So here I am back in a writing class and I turn in my paper, which has very few adverbs for the entire piece, and the teachers announces that adverbs are our enemies. Well, she didn't actually say that they were something to loose sleep over, her main idea was that adverbs muddy up the clean water and cause clear writing to become hazy.
I always enjoyed saying how the cat bounced playfully onto the bed and dug its claws deep into my skin. But just like a cat's claw, that playful bounce becomes a prick into my writing skin as the red editing pen comes out to dash away the playful part of the bounce. My question is, if you want to be concise and say it was a playful bounce, why go around the block three times by saying: The cat was in a playful mood and jumped up on the bed. Blah, blah, blah, etc. Do you get what I'm saying? Using an adverb, I eliminated the need for extra sentences and got my meaning across in a direct manner.

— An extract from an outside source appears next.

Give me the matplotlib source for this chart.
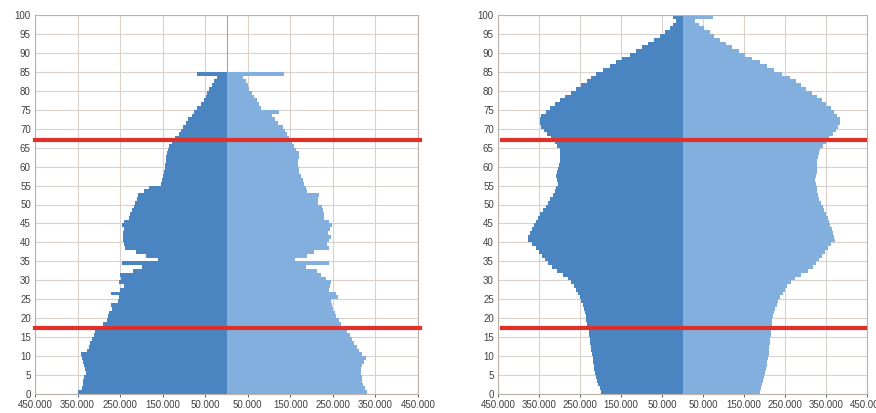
import matplotlib
matplotlib.use("Agg")
import matplotlib.pyplot as plt
from matplotlib.ticker import FuncFormatter

# Population by single year of age, in thousands (men drawn to the left).
# The last entry of each series is the open-ended top age group.
ages_now = list(range(0, 85))
men_now = [
    350, 340, 338, 337, 335, 330, 332, 335, 337, 340,
    343, 328, 322, 320, 316, 312, 308, 300, 290, 281,
    279, 275, 270, 272, 255, 253, 272, 250, 240, 253,
    247, 250, 220, 198, 245, 160, 190, 212, 238, 242,
    243, 243, 243, 242, 245, 240, 230, 226, 222, 218,
    214, 210, 207, 195, 183, 155, 152, 150, 146, 144,
    144, 142, 141, 140, 138, 134, 128, 120, 112, 108,
    102, 96, 90, 82, 77, 70, 60, 54, 48, 45,
    40, 35, 30, 22, 69,
]
women_now = [
    331, 325, 320, 319, 319, 316, 315, 318, 322, 327,
    318, 312, 307, 300, 296, 290, 284, 276, 268, 264,
    258, 254, 250, 248, 245, 262, 258, 241, 243, 245,
    233, 222, 213, 186, 240, 162, 190, 205, 240, 236,
    241, 245, 238, 244, 249, 240, 230, 228, 226, 224,
    216, 214, 218, 190, 186, 182, 179, 175, 171, 170,
    168, 167, 170, 171, 163, 159, 153, 147, 143, 138,
    132, 122, 115, 108, 124, 80, 77, 72, 65, 60,
    53, 50, 46, 38, 136,
]

ages_future = list(range(0, 100))
men_future = [
    198, 202, 205, 208, 210, 213, 215, 216, 218, 219,
    220, 222, 223, 225, 226, 227, 229, 231, 233, 235,
    236, 238, 240, 243, 247, 251, 255, 259, 265, 271,
    280, 292, 305, 318, 328, 336, 342, 350, 358, 366,
    377, 376, 373, 368, 362, 357, 352, 347, 340, 332,
    327, 322, 317, 312, 308, 304, 306, 308, 305, 303,
    301, 300, 300, 300, 300, 305, 312, 320, 330, 338,
    344, 347, 348, 344, 334, 324, 312, 300, 287, 273,
    260, 247, 234, 222, 210, 193, 178, 162, 147, 128,
    113, 98, 83, 69, 54, 42, 31, 22, 15, 23,
]
women_future = [
    189, 192, 195, 197, 199, 201, 203, 205, 207, 209,
    210, 212, 212, 213, 214, 215, 216, 217, 218, 219,
    220, 222, 226, 230, 234, 239, 244, 250, 256, 264,
    275, 290, 305, 318, 325, 332, 340, 348, 355, 362,
    371, 370, 368, 364, 360, 357, 354, 350, 346, 342,
    337, 333, 330, 328, 327, 325, 323, 325, 327, 327,
    327, 328, 330, 332, 335, 342, 350, 358, 366, 374,
    380, 383, 384, 378, 370, 362, 350, 340, 328, 316,
    302, 290, 276, 262, 242, 222, 207, 190, 170, 152,
    138, 120, 105, 92, 78, 66, 52, 40, 30, 74,
]

# Age thresholds marked with red lines
age_marks = [17.5, 67]

x_ticks = [-450, -350, -250, -150, -50, 50, 150, 250, 350, 450]
y_ticks = list(range(0, 101, 5))

MEN = "#4a85c1"
WOMEN = "#82afdd"
RED = "#e0302a"
GRID = "#d9d1cc"
FRAME = "#b9b1aa"
TEXT = "#404040"

plt.rcParams["font.family"] = ["Liberation Sans", "DejaVu Sans"]


def thousands(v, _pos):
    return f"{abs(int(round(v)))}.000"


def draw_pyramid(ax, ages, men, women, red_span):
    ax.barh(ages, [-m for m in men], height=1.0, align="edge", color=MEN, linewidth=0, zorder=2)
    ax.barh(ages, women, height=1.0, align="edge", color=WOMEN, linewidth=0, zorder=2)
    ax.axvline(0, color="#a9a29c", linewidth=0.8, zorder=1)
    for a in age_marks:
        ax.axhline(a, xmin=red_span[0], xmax=red_span[1], color=RED,
                   linewidth=3.0, zorder=3, clip_on=False)

    ax.set_xlim(-450, 450)
    ax.set_ylim(0, 100)
    ax.set_xticks(x_ticks)
    ax.set_yticks(y_ticks)
    ax.xaxis.set_major_formatter(FuncFormatter(thousands))
    ax.grid(True, color=GRID, linewidth=0.8, zorder=0)
    ax.set_axisbelow(True)
    ax.tick_params(axis="both", labelsize=7, colors=TEXT, length=2.5,
                   width=0.6, pad=2)
    ax.tick_params(axis="y", length=0, pad=3)
    for sp in ax.spines.values():
        sp.set_color(FRAME)
        sp.set_linewidth(0.8)


fig = plt.figure(figsize=(8.76, 4.13), dpi=100)
ax_now = fig.add_axes([35 / 876, 19 / 413, 383 / 876, 379 / 413])
ax_future = fig.add_axes([498 / 876, 19 / 413, 369 / 876, 379 / 413])

draw_pyramid(ax_now, ages_now, men_now, women_now, (0.0, 1.005))
draw_pyramid(ax_future, ages_future, men_future, women_future, (0.01, 0.995))

fig.savefig("out.png", dpi=100)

Perhaps brevity isn't what my teacher is looking for. Of course, I never said I was an expert on grammar. Ask my sister, Loretta (Art By Retta), and she will tell you how poor my grammar was when I first attempted to share my stories. If anyone could be an editor in my family, it would be her. But it seems to me that adverbs were created for a reason in the English language, and it couldn't be to just cut them out of everything. I suppose I'll have to persevere and do my own research on the subject. After all, I seem to remember at least a few prominent authors who were willing to risk the editor's slice and have faithfully added a few adverbs.
We must learn the rules before we can break them. And we can offer up a resounding hooray for any adverbs that slip through the editor's pen.